Panel Paper:
Mapping Homelessness in Conjunction with Housing Policies Across Major U.S. Cities
Sunday, April 9, 2017
:
11:45 AM
HUB 367 (University of California, Riverside)
*Names in bold indicate Presenter
The number of homeless individuals per capita has proliferated across major U.S. cities in recent years. This project maps homelessness in select urban areas across various time points over the past decade, using innovative data visualization strategies to illustrate growth in homelessness in correlation with other economic and housing factors. These other factors include changes in wages, rents, and population demographics; and tightening of housing markets regulated by city development and planning policies.

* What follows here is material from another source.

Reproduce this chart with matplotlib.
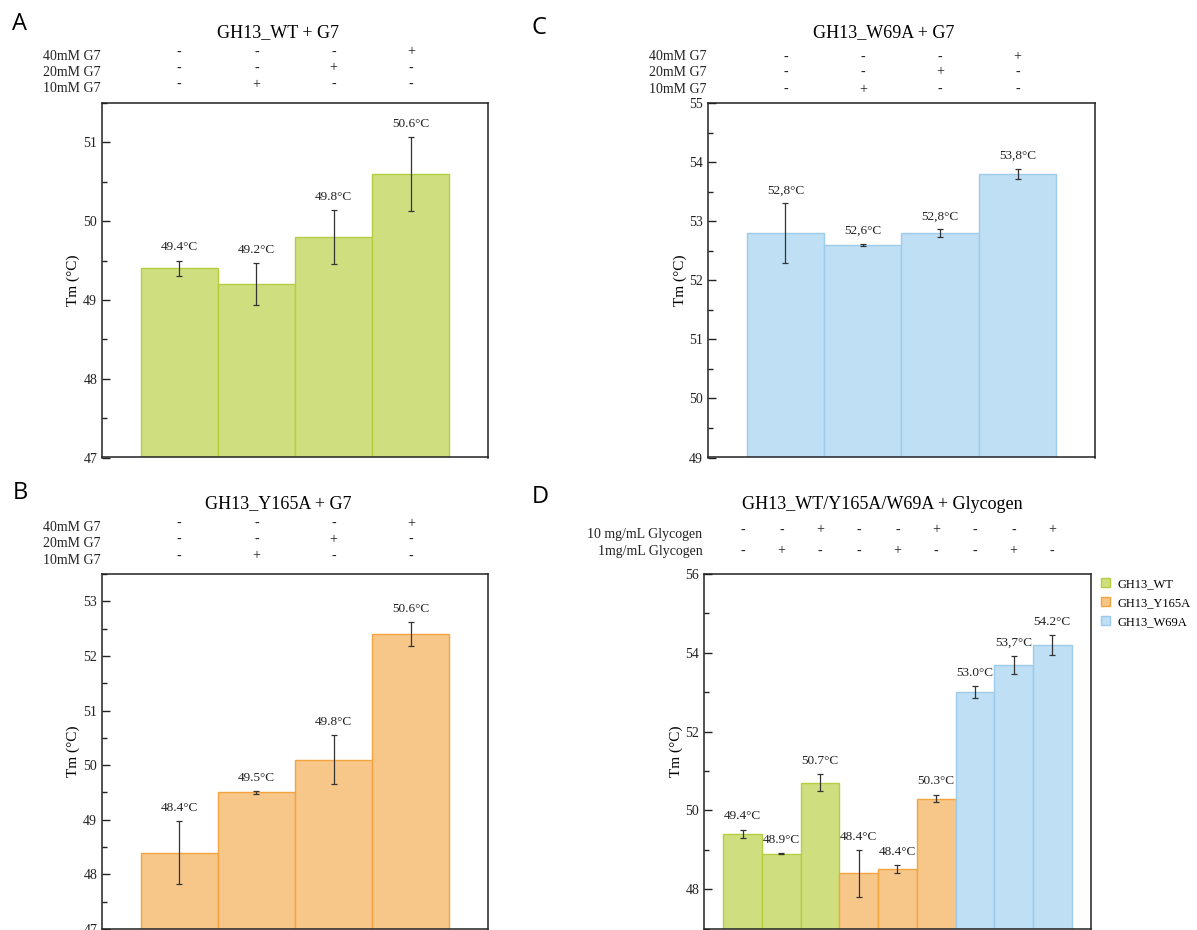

For example, in San Francisco, growth in homelessness is correlated with greater rates of new residents and changes in housing, including increasing rental burden rates, rises in residential crowding, displacement into other neighborhoods, and increases in informal housing units. It has also proliferated under San Francisco's especially slow housing development and entitlement processes, which are not growing housing stock at a sufficient rate to meet housing demand. Time shocks, including the impact of the Great Recession and our economic recovery, are also analyzed and visualized. Data is collected and analyzed from the American Community Survey and the Decennial Census, as well as city-managed open data platforms. This project is unique in visualizing growth in homelessness nationwide among major cities, and comparing it to other common economic and housing factors, including policies which have either slowed or exacerbated homelessness.